The HTS is updated multiple times per year. Major revisions typically happen in January, with interim modifications published throughout the year via Federal Register notices. In 2024-2025, updates have been especially frequent due to Section 301 tariff modifications, anti-dumping duty changes, and trade program adjustments. Your data pipeline needs to account for this cadence.
How many pages should an HTS code lookup tool have?
A thorough tool should cover all approximately 10,000 8-digit tariff lines, plus pages for the 99 chapters and ~1,200 headings. Including 10-digit statistical suffixes can push you past 17,000 pages. For programmatic SEO purposes, the 8-digit level is the sweet spot -- it maps directly to duty rates and generates the most search traffic.
What's the best tech stack for building a programmatic SEO site with thousands of pages?

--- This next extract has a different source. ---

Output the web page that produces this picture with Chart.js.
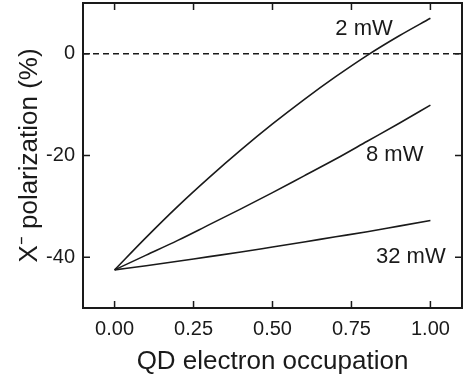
<!DOCTYPE html>
<html>
<head>
<meta charset="utf-8">
<script src="https://cdn.jsdelivr.net/npm/chart.js@4/dist/chart.umd.min.js"></script>
<style>
html,body{margin:0;padding:0;background:#fff;}
#wrap{width:466px;height:381px;}
</style>
</head>
<body>
<div id="wrap"><canvas id="c" width="466" height="381"></canvas></div>
<script>
// ---- data ----
const occupation = [0, 0.1, 0.2, 0.3, 0.4, 0.5, 0.6, 0.7, 0.8, 0.9, 1.0];
const pol2mW  = [-42.5, -36.1, -30.0, -24.3, -18.9, -13.8, -9.0, -4.5, -0.3, 3.5, 7.0];
const pol8mW  = [-42.5, -39.6, -36.7, -33.6, -30.5, -27.3, -24.0, -20.7, -17.2, -13.7, -10.1];
const pol32mW = [-42.5, -41.7, -40.8, -39.9, -39.0, -38.0, -37.0, -36.0, -35.0, -33.9, -32.8];
const seriesNames = ['2 mW', '8 mW', '32 mW'];
const xTicks = [0, 0.25, 0.5, 0.75, 1.0];
const yTicks = [-40, -20, 0];
const refLineX = [-0.1, 1.1];
const refLineY = [0, 0];
// label anchor points (data coordinates) for the series annotations
const labelX = [0.79, 0.887, 0.938];
const labelY = [4.8, -19.9, -39.9];

const FONT = "'Liberation Sans', Arial, Helvetica, sans-serif";
const INK = '#1a1a1a';

function pts(xs, ys){ return xs.map((x,i)=>({x:x, y:ys[i]})); }

const framePlugin = {
  id: 'frame',
  afterDatasetsDraw(chart){
    const {ctx, chartArea:a, scales:{x, y}} = chart;
    ctx.save();
    ctx.strokeStyle = INK;
    ctx.lineWidth = 2;
    ctx.strokeRect(a.left, a.top, a.right - a.left, a.bottom - a.top);
    ctx.lineWidth = 1.5;
    const tl = 7;
    ctx.beginPath();
    xTicks.forEach(v=>{
      const px = x.getPixelForValue(v);
      ctx.moveTo(px, a.bottom); ctx.lineTo(px, a.bottom - tl);
      ctx.moveTo(px, a.top); ctx.lineTo(px, a.top + tl);
    });
    yTicks.forEach(v=>{
      const py = y.getPixelForValue(v);
      ctx.moveTo(a.left, py); ctx.lineTo(a.left + tl, py);
      ctx.moveTo(a.right, py); ctx.lineTo(a.right - tl, py);
    });
    ctx.stroke();
    // series labels
    ctx.fillStyle = INK;
    ctx.font = '22px ' + FONT;
    ctx.textAlign = 'center';
    ctx.textBaseline = 'middle';
    seriesNames.forEach((n,i)=>{
      ctx.fillText(n, x.getPixelForValue(labelX[i]), y.getPixelForValue(labelY[i]));
    });
    ctx.restore();
  }
};

const lineStyle = {borderColor: INK, borderWidth: 1.6, pointRadius: 0, fill: false,
                   tension: 0.4, cubicInterpolationMode: 'monotone'};

new Chart(document.getElementById('c'), {
  type: 'line',
  data: {
    datasets: [
      Object.assign({label: seriesNames[0], data: pts(occupation, pol2mW)}, lineStyle),
      Object.assign({label: seriesNames[1], data: pts(occupation, pol8mW)}, lineStyle),
      Object.assign({label: seriesNames[2], data: pts(occupation, pol32mW)}, lineStyle),
      {label: 'zero', data: pts(refLineX, refLineY), borderColor: INK, borderWidth: 1.5,
       borderDash: [6, 4], pointRadius: 0, tension: 0, fill: false}
    ]
  },
  options: {
    responsive: false,
    animation: false,
    devicePixelRatio: 1,
    layout: {padding: {left: 0, right: 4, top: 3, bottom: 0}},
    plugins: {legend: {display: false}, tooltip: {enabled: false}},
    scales: {
      x: {
        type: 'linear', min: -0.1, max: 1.1,
        afterBuildTicks: s => { s.ticks = xTicks.map(v=>({value: v})); },
        afterFit: s => { s.height = 73; s.paddingLeft = 0; s.paddingRight = 0; },
        grid: {display: false, drawTicks: false},
        border: {display: false},
        ticks: {color: INK, font: {family: FONT, size: 20}, padding: 9,
                callback: v => Number(v).toFixed(2)},
        title: {display: true, text: 'QD electron occupation', color: INK,
                font: {family: FONT, size: 26}, padding: {top: 0, bottom: 4}}
      },
      y: {
        type: 'linear', min: -50, max: 10,
        afterBuildTicks: s => { s.ticks = yTicks.map(v=>({value: v})); },
        afterFit: s => { s.width = 83; s.paddingTop = 0; s.paddingBottom = 0; },
        grid: {display: false, drawTicks: false},
        border: {display: false},
        ticks: {color: INK, font: {family: FONT, size: 20}, padding: 8},
        title: {display: true, text: 'X\u207B polarization (%)', color: INK,
                font: {family: FONT, size: 26}, padding: {top: 14, bottom: 0}}
      }
    }
  },
  plugins: [framePlugin]
});
</script>
</body>
</html>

Next.js with Incremental Static Regeneration (ISR) is our go-to for sites under 50,000 pages. Astro is excellent for purely static sites with minimal interactivity. For very large sites (100,000+ pages), consider a hybrid approach with server-side rendering and aggressive caching at the CDN level. PostgreSQL handles the data layer well, and Typesense or Meilisearch provide fast search without the cost of Algolia.

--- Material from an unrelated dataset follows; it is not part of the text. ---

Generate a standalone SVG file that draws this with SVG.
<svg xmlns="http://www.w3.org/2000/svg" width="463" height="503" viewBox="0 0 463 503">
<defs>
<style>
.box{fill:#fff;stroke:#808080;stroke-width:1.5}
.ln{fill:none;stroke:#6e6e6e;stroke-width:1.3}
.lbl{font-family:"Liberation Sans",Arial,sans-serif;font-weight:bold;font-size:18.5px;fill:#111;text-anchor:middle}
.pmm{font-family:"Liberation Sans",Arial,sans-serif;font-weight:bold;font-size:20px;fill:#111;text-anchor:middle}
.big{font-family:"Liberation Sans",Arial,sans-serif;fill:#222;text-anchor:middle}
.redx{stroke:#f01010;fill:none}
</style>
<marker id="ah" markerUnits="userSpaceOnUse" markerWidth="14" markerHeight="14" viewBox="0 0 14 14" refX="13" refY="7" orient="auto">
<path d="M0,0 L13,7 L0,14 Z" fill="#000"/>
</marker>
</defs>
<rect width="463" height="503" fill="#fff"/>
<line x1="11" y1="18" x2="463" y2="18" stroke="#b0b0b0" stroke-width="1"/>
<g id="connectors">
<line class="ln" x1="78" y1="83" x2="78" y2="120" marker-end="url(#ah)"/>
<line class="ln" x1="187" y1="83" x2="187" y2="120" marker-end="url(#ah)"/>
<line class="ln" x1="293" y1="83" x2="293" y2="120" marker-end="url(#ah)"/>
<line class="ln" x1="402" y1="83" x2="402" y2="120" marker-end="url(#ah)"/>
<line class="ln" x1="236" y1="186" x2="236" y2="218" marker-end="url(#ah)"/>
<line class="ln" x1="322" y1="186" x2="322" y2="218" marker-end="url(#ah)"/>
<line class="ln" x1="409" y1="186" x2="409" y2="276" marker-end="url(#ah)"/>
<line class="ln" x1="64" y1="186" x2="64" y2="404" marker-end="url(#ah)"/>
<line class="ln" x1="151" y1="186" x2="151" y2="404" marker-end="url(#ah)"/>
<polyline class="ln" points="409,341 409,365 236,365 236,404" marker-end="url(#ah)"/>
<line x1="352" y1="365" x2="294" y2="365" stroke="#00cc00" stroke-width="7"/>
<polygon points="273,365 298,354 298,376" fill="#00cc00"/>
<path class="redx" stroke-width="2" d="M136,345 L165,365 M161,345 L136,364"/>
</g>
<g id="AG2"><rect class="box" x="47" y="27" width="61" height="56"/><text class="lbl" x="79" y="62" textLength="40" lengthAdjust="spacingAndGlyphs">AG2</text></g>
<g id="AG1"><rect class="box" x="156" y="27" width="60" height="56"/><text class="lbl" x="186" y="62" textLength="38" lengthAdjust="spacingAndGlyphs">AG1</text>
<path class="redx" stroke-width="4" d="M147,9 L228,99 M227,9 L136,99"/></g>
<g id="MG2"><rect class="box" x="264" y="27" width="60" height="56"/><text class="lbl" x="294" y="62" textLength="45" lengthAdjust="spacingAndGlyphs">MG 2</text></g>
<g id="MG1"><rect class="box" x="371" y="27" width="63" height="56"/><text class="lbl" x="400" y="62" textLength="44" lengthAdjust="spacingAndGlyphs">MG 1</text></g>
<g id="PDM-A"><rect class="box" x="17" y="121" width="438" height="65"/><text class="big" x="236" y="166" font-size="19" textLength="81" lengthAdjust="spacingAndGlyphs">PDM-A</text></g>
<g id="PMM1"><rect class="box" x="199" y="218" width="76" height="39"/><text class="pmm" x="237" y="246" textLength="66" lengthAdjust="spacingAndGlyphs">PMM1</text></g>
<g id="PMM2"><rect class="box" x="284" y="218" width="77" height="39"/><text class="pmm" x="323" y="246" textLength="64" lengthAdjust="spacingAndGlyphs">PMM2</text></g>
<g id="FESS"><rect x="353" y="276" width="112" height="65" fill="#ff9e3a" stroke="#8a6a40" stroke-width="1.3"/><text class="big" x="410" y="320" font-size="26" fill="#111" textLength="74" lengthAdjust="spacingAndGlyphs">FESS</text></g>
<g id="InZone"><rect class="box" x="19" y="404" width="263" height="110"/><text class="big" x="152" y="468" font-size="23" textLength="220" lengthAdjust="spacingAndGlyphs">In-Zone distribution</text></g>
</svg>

How long does it take for Google to index 10,000+ programmatic pages?
In our experience, expect 8-12 weeks for full indexation of a new domain with 10,000+ pages. Google crawls new sites conservatively. You can accelerate this with proper XML sitemaps, Search Console submission, IndexNow protocol, and strong internal linking. Sites with existing domain authority will index much faster -- sometimes within 2-3 weeks.
Do programmatic SEO pages get penalized by Google's Helpful Content Update?
They can, if you're generating thin, templated pages with no unique value. The key is ensuring each page provides information that users can't easily get from the source data. In our case, we add plain-English descriptions, Section 301 cross-references, related code suggestions, and duty calculators. Google's guidance is clear: programmatic content is fine as long as it's genuinely helpful to searchers.
What's the revenue potential of an HTS code lookup tool?
A well-built tool generating 40,000-100,000 monthly visits from trade professionals can realistically generate $3,000-15,000/month through a combination of display advertising, lead generation for customs brokers, and premium subscription features. The traffic has high commercial intent -- these are business users actively importing goods -- so RPMs tend to be significantly higher than general web traffic.